Of course, packages do not include kitchen cabinets, appliances, fixtures, plumbing, wiring, infrastructure, foundation or land. But many customers are unpleasantly surprised to find that their “bargain log home package” is missing quite a few essential and expensive components (such as roof or floor components) to complete the construction of a log home.
One of the reasons Katahdin provides such a complete package is so we can specify appropriate and high-quality commodity components like oriented strand board (OSB), dimensional lumber, and other items that are drop-shipped to the site from various trusted sources. Thus our customers benefit from Katahdin’s buying power, as well as quality control.
Getting a Realistic Quote
Many Katahdin log home customers have been researching their log home for quite a while, and have developed a long list of wants and needs. Our goal is to provide as many of those wants and needs while maintaining a price that fits within the budget.
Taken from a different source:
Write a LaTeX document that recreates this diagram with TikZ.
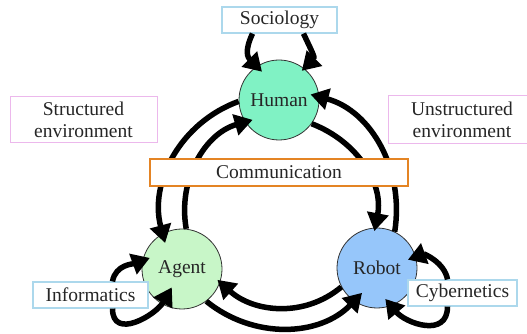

To that end, we rely strongly on our experienced dealers to walk through the desires and requirements with their customers and make sensible suggestions to achieve dreams and maintain costs.
That is why we encourage our customers to review estimates closely and discuss what changes or revisions might bring the home within the bounds of expectations. Many customers go through several tweaks and adjustments before moving to drawings. These discussions are a normal part of building a custom home. “Building a log home is not like buying a car,” explained Ivey. “Because the design process is so personal and individualized, it’s important to examine the details, rather than accept or reject based on the first estimate.” He added that each estimate is a legitimate price for the materials included with a specific design. However, there are many paths to get to the ideal blend of design, price and customer desires in a Katahdin Cedar Log Home.